● **What to produce**: Retype exactly the lines below, beginning with the first and ending with the line where "import matplotlib.pyplot as plt" appears.

----- Data block -----

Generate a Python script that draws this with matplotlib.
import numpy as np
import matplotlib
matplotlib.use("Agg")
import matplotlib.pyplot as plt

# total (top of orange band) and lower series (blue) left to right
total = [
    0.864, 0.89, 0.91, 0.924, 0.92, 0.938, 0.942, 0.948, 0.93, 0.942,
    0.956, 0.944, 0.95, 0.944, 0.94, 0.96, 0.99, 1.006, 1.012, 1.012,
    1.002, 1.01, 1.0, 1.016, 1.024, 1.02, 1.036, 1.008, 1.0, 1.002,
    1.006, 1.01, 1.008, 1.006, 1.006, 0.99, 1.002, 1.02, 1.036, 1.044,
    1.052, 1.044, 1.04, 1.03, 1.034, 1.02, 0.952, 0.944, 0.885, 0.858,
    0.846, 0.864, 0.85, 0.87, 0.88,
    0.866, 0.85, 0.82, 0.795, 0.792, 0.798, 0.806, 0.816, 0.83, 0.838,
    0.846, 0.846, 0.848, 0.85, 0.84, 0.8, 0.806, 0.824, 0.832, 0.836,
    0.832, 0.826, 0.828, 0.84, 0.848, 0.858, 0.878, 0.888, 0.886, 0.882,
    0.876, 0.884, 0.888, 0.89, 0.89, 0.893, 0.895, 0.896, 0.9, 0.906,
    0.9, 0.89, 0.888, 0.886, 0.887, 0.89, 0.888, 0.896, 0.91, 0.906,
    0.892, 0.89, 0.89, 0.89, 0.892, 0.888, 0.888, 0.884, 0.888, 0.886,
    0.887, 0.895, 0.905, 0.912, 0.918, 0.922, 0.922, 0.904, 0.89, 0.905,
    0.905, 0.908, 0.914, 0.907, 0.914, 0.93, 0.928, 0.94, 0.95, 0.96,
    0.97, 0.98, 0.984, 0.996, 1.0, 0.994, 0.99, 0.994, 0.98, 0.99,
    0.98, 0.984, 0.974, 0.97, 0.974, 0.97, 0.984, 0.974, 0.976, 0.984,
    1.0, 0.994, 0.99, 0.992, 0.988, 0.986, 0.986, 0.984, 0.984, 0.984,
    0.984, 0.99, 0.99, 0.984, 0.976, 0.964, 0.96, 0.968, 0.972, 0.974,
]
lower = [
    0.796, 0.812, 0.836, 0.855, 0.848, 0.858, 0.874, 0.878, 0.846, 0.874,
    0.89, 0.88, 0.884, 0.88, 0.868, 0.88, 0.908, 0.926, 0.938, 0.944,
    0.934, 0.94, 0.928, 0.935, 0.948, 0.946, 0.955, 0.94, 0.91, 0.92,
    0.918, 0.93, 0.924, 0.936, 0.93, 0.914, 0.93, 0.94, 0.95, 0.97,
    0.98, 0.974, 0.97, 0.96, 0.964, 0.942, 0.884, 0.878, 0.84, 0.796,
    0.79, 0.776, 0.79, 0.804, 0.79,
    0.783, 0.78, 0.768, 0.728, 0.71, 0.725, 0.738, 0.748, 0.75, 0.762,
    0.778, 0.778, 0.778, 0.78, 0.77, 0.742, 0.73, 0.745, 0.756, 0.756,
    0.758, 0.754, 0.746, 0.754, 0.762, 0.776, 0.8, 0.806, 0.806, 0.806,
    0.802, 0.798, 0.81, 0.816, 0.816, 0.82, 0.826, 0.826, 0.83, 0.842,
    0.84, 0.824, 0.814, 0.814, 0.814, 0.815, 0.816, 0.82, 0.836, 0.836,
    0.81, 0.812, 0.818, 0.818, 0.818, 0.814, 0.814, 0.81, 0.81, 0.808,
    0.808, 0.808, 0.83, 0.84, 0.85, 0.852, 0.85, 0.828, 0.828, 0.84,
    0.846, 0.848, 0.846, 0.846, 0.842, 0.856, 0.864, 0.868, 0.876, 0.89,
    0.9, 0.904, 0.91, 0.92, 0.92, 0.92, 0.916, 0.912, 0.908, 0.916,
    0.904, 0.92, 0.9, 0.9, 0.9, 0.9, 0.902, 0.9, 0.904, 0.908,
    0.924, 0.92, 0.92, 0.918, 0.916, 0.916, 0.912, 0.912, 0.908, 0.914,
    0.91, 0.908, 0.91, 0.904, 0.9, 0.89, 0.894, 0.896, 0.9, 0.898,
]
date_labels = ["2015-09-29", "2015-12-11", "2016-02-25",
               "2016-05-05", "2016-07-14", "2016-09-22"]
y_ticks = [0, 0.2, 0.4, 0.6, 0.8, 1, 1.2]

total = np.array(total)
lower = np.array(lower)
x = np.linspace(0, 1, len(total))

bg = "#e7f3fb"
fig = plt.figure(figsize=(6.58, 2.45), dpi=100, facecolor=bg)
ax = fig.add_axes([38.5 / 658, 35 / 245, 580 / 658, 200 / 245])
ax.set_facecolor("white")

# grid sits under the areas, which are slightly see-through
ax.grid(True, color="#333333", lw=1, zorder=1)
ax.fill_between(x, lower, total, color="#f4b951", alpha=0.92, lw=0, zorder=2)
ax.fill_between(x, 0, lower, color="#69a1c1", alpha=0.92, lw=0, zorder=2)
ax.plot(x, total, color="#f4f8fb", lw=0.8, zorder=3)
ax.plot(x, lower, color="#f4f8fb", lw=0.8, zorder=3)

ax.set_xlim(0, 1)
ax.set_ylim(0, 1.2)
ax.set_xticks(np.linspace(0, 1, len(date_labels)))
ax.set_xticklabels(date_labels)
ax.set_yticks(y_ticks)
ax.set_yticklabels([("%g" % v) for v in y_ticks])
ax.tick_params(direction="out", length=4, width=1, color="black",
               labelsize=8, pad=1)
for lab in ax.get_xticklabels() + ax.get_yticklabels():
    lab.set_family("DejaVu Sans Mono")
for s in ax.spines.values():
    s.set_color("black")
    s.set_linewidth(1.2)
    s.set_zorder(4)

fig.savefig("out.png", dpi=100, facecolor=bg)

-----

● **Output**:
Generate a Python script that draws this with matplotlib.
import numpy as np
import matplotlib
matplotlib.use("Agg")
import matplotlib.pyplot as plt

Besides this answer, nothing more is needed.